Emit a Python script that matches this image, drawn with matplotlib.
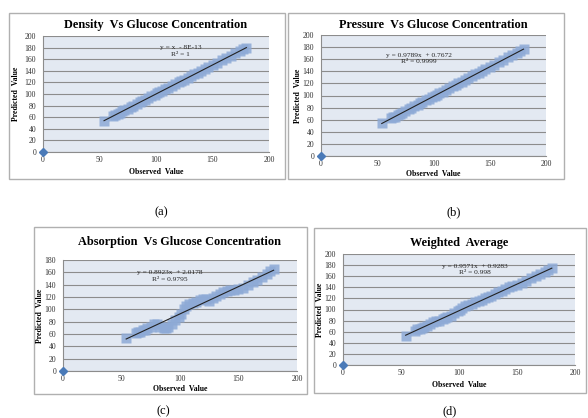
import matplotlib
matplotlib.use("Agg")
import matplotlib.pyplot as plt
from matplotlib.patches import Rectangle
import numpy as np

plt.rcParams['font.family'] = ['Liberation Serif', 'DejaVu Serif']

W, H = 588, 418

# observed glucose values (same for all panels)
observed = [54, 62, 64, 66, 68, 70, 72, 75, 78, 80, 83, 86, 88, 90, 93, 96, 99, 101,
            103, 105, 108, 111, 114, 117, 120, 122, 125, 128, 131, 134, 137, 140,
            143, 146, 150, 154, 158, 162, 166, 170, 174, 177, 180]

density_pred = [54, 62, 64, 66, 68, 70, 72, 75, 78, 80, 83, 86, 88, 90, 93, 96, 99, 101,
                103, 105, 108, 111, 114, 117, 120, 122, 125, 128, 131, 134, 137, 140,
                143, 146, 150, 154, 158, 162, 166, 170, 174, 177, 180]

pressure_pred = [54, 62, 64, 65, 67, 69, 71, 74, 77, 79, 82, 85, 87, 89, 92, 95, 98, 100,
                 101, 104, 106, 109, 112, 115, 118, 120, 123, 126, 129, 132, 135, 137,
                 140, 144, 147, 151, 155, 159, 163, 167, 171, 174, 177]

absorption_pred = [54, 62, 63, 64, 66, 67, 69, 72, 76, 77, 72, 69, 69, 72, 77, 82, 87, 92,
                   100, 106, 108, 110, 112, 115, 117, 117, 114, 118, 121, 125, 128, 130,
                   131, 132, 133, 134, 140, 145, 148, 153, 158, 162, 166]

weighted_pred = [53, 62, 64, 65, 66, 68, 70, 73, 77, 79, 80, 82, 84, 86, 89, 93, 97, 100,
                 103, 106, 108, 110, 113, 116, 118, 120, 122, 125, 128, 131, 134, 137,
                 140, 142, 145, 148, 152, 156, 160, 164, 168, 171, 174]

titles = ["Density  Vs Glucose Concentration", "Pressure  Vs Glucose Concentration",
          "Absorption  Vs Glucose Concentration", "Weighted  Average"]
equations = ["y = x  - 8E-13\nR\u00b2 = 1", "y = 0.9789x  + 0.7672\nR\u00b2 = 0.9999",
             "y = 0.8923x  + 2.0178\nR\u00b2 = 0.9795", "y = 0.9571x  + 0.9283\nR\u00b2 = 0.998"]
eq_pos = [(122, 174), (87, 161), (91, 154), (114, 172)]
ymax = [200, 200, 180, 200]
captions = ["(a)", "(b)", "(c)", "(d)"]
preds = [density_pred, pressure_pred, absorption_pred, weighted_pred]

# pixel layout: outer box, plot area (x0, x1, ytop, ybot), title y, xlabel y, ylabel x, caption pos
boxes = [(9, 13, 285, 179), (288, 13, 564, 179), (34, 227, 307, 394), (314, 228, 586, 393)]
areas = [(43, 269, 36, 152), (321, 546, 35, 156), (63, 297, 260, 371), (343, 575, 254, 365)]
title_y = [25, 25, 242, 243]
xlab_y = [172, 174, 389, 385]
ylab_x = [16, 298, 40, 320]
cap_pos = [(161, 212), (454, 212), (163, 411), (450, 411)]

fig = plt.figure(figsize=(W / 100, H / 100), dpi=100)


def fx(x):
    return x / W


def fy(y):
    return 1 - y / H


for i in range(4):
    bx0, by0, bx1, by1 = boxes[i]
    fig.patches.append(Rectangle((fx(bx0), fy(by1)), fx(bx1 - bx0), (by1 - by0) / H,
                                 transform=fig.transFigure, fill=False,
                                 edgecolor='#b0b0b0', lw=1.0))
    x0, x1, yt, yb = areas[i]
    ax = fig.add_axes([fx(x0), fy(yb), fx(x1 - x0), (yb - yt) / H])
    ax.set_facecolor('#e3e9f2')
    ax.set_xlim(0, 200)
    ax.set_ylim(0, ymax[i])
    ax.set_xticks([0, 50, 100, 150, 200])
    ax.set_yticks(range(0, ymax[i] + 1, 20))
    ax.grid(axis='y', color='#8c8c8c', lw=0.8)
    ax.set_axisbelow(True)
    for s in ['top', 'right']:
        ax.spines[s].set_visible(False)
    for s in ['left', 'bottom']:
        ax.spines[s].set_color('#8c8c8c')
        ax.spines[s].set_linewidth(0.8)
    ax.tick_params(axis='y', labelsize=5.6, length=0, pad=5, colors='#333333')
    ax.tick_params(axis='x', labelsize=5.6, length=0, pad=3, colors='#333333')

    x = np.array(observed)
    y = np.array(preds[i])
    ax.plot(x, y, 's', color='#8eaad6', ms=7, alpha=0.85, mec='none')
    ax.plot([0], [0], 'D', color='#4a7ab8', ms=4, clip_on=False, zorder=5)
    m, b = np.polyfit(x, y, 1)
    ax.plot([x.min(), x.max()], [m * x.min() + b, m * x.max() + b], color='#222222', lw=0.8)
    ax.text(eq_pos[i][0], eq_pos[i][1], equations[i], fontsize=5.3, ha='center', va='center',
            linespacing=1.3, color='#222222')

    fig.text(fx((x0 + x1) / 2 + 0), fy(title_y[i]), titles[i], fontsize=8.8, fontweight='bold',
             ha='center', va='center')
    fig.text(fx((x0 + x1) / 2), fy(xlab_y[i]), "Observed  Value", fontsize=5.6,
             fontweight='bold', ha='center', va='center')
    fig.text(fx(ylab_x[i]), fy((yt + yb) / 2), "Predicted  Value", fontsize=5.6,
             fontweight='bold', ha='center', va='center', rotation=90)
    fig.text(fx(cap_pos[i][0]), fy(cap_pos[i][1]), captions[i], fontsize=9,
             ha='center', va='center')

fig.savefig("out.png", dpi=100)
+ + +
Requirements: Copy out the listing exactly as it stands, but not the pictures.

Full answer:
Emit a Python script that matches this image, drawn with matplotlib.
import matplotlib
matplotlib.use("Agg")
import matplotlib.pyplot as plt
from matplotlib.patches import Rectangle
import numpy as np

plt.rcParams['font.family'] = ['Liberation Serif', 'DejaVu Serif']

W, H = 588, 418

# observed glucose values (same for all panels)
observed = [54, 62, 64, 66, 68, 70, 72, 75, 78, 80, 83, 86, 88, 90, 93, 96, 99, 101,
            103, 105, 108, 111, 114, 117, 120, 122, 125, 128, 131, 134, 137, 140,
            143, 146, 150, 154, 158, 162, 166, 170, 174, 177, 180]

density_pred = [54, 62, 64, 66, 68, 70, 72, 75, 78, 80, 83, 86, 88, 90, 93, 96, 99, 101,
                103, 105, 108, 111, 114, 117, 120, 122, 125, 128, 131, 134, 137, 140,
                143, 146, 150, 154, 158, 162, 166, 170, 174, 177, 180]

pressure_pred = [54, 62, 64, 65, 67, 69, 71, 74, 77, 79, 82, 85, 87, 89, 92, 95, 98, 100,
                 101, 104, 106, 109, 112, 115, 118, 120, 123, 126, 129, 132, 135, 137,
                 140, 144, 147, 151, 155, 159, 163, 167, 171, 174, 177]

absorption_pred = [54, 62, 63, 64, 66, 67, 69, 72, 76, 77, 72, 69, 69, 72, 77, 82, 87, 92,
                   100, 106, 108, 110, 112, 115, 117, 117, 114, 118, 121, 125, 128, 130,
                   131, 132, 133, 134, 140, 145, 148, 153, 158, 162, 166]

weighted_pred = [53, 62, 64, 65, 66, 68, 70, 73, 77, 79, 80, 82, 84, 86, 89, 93, 97, 100,
                 103, 106, 108, 110, 113, 116, 118, 120, 122, 125, 128, 131, 134, 137,
                 140, 142, 145, 148, 152, 156, 160, 164, 168, 171, 174]

titles = ["Density  Vs Glucose Concentration", "Pressure  Vs Glucose Concentration",
          "Absorption  Vs Glucose Concentration", "Weighted  Average"]
equations = ["y = x  - 8E-13\nR\u00b2 = 1", "y = 0.9789x  + 0.7672\nR\u00b2 = 0.9999",
             "y = 0.8923x  + 2.0178\nR\u00b2 = 0.9795", "y = 0.9571x  + 0.9283\nR\u00b2 = 0.998"]
eq_pos = [(122, 174), (87, 161), (91, 154), (114, 172)]
ymax = [200, 200, 180, 200]
captions = ["(a)", "(b)", "(c)", "(d)"]
preds = [density_pred, pressure_pred, absorption_pred, weighted_pred]

# pixel layout: outer box, plot area (x0, x1, ytop, ybot), title y, xlabel y, ylabel x, caption pos
boxes = [(9, 13, 285, 179), (288, 13, 564, 179), (34, 227, 307, 394), (314, 228, 586, 393)]
areas = [(43, 269, 36, 152), (321, 546, 35, 156), (63, 297, 260, 371), (343, 575, 254, 365)]
title_y = [25, 25, 242, 243]
xlab_y = [172, 174, 389, 385]
ylab_x = [16, 298, 40, 320]
cap_pos = [(161, 212), (454, 212), (163, 411), (450, 411)]

fig = plt.figure(figsize=(W / 100, H / 100), dpi=100)


def fx(x):
    return x / W


def fy(y):
    return 1 - y / H


for i in range(4):
    bx0, by0, bx1, by1 = boxes[i]
    fig.patches.append(Rectangle((fx(bx0), fy(by1)), fx(bx1 - bx0), (by1 - by0) / H,
                                 transform=fig.transFigure, fill=False,
                                 edgecolor='#b0b0b0', lw=1.0))
    x0, x1, yt, yb = areas[i]
    ax = fig.add_axes([fx(x0), fy(yb), fx(x1 - x0), (yb - yt) / H])
    ax.set_facecolor('#e3e9f2')
    ax.set_xlim(0, 200)
    ax.set_ylim(0, ymax[i])
    ax.set_xticks([0, 50, 100, 150, 200])
    ax.set_yticks(range(0, ymax[i] + 1, 20))
    ax.grid(axis='y', color='#8c8c8c', lw=0.8)
    ax.set_axisbelow(True)
    for s in ['top', 'right']:
        ax.spines[s].set_visible(False)
    for s in ['left', 'bottom']:
        ax.spines[s].set_color('#8c8c8c')
        ax.spines[s].set_linewidth(0.8)
    ax.tick_params(axis='y', labelsize=5.6, length=0, pad=5, colors='#333333')
    ax.tick_params(axis='x', labelsize=5.6, length=0, pad=3, colors='#333333')

    x = np.array(observed)
    y = np.array(preds[i])
    ax.plot(x, y, 's', color='#8eaad6', ms=7, alpha=0.85, mec='none')
    ax.plot([0], [0], 'D', color='#4a7ab8', ms=4, clip_on=False, zorder=5)
    m, b = np.polyfit(x, y, 1)
    ax.plot([x.min(), x.max()], [m * x.min() + b, m * x.max() + b], color='#222222', lw=0.8)
    ax.text(eq_pos[i][0], eq_pos[i][1], equations[i], fontsize=5.3, ha='center', va='center',
            linespacing=1.3, color='#222222')

    fig.text(fx((x0 + x1) / 2 + 0), fy(title_y[i]), titles[i], fontsize=8.8, fontweight='bold',
             ha='center', va='center')
    fig.text(fx((x0 + x1) / 2), fy(xlab_y[i]), "Observed  Value", fontsize=5.6,
             fontweight='bold', ha='center', va='center')
    fig.text(fx(ylab_x[i]), fy((yt + yb) / 2), "Predicted  Value", fontsize=5.6,
             fontweight='bold', ha='center', va='center', rotation=90)
    fig.text(fx(cap_pos[i][0]), fy(cap_pos[i][1]), captions[i], fontsize=9,
             ha='center', va='center')

fig.savefig("out.png", dpi=100)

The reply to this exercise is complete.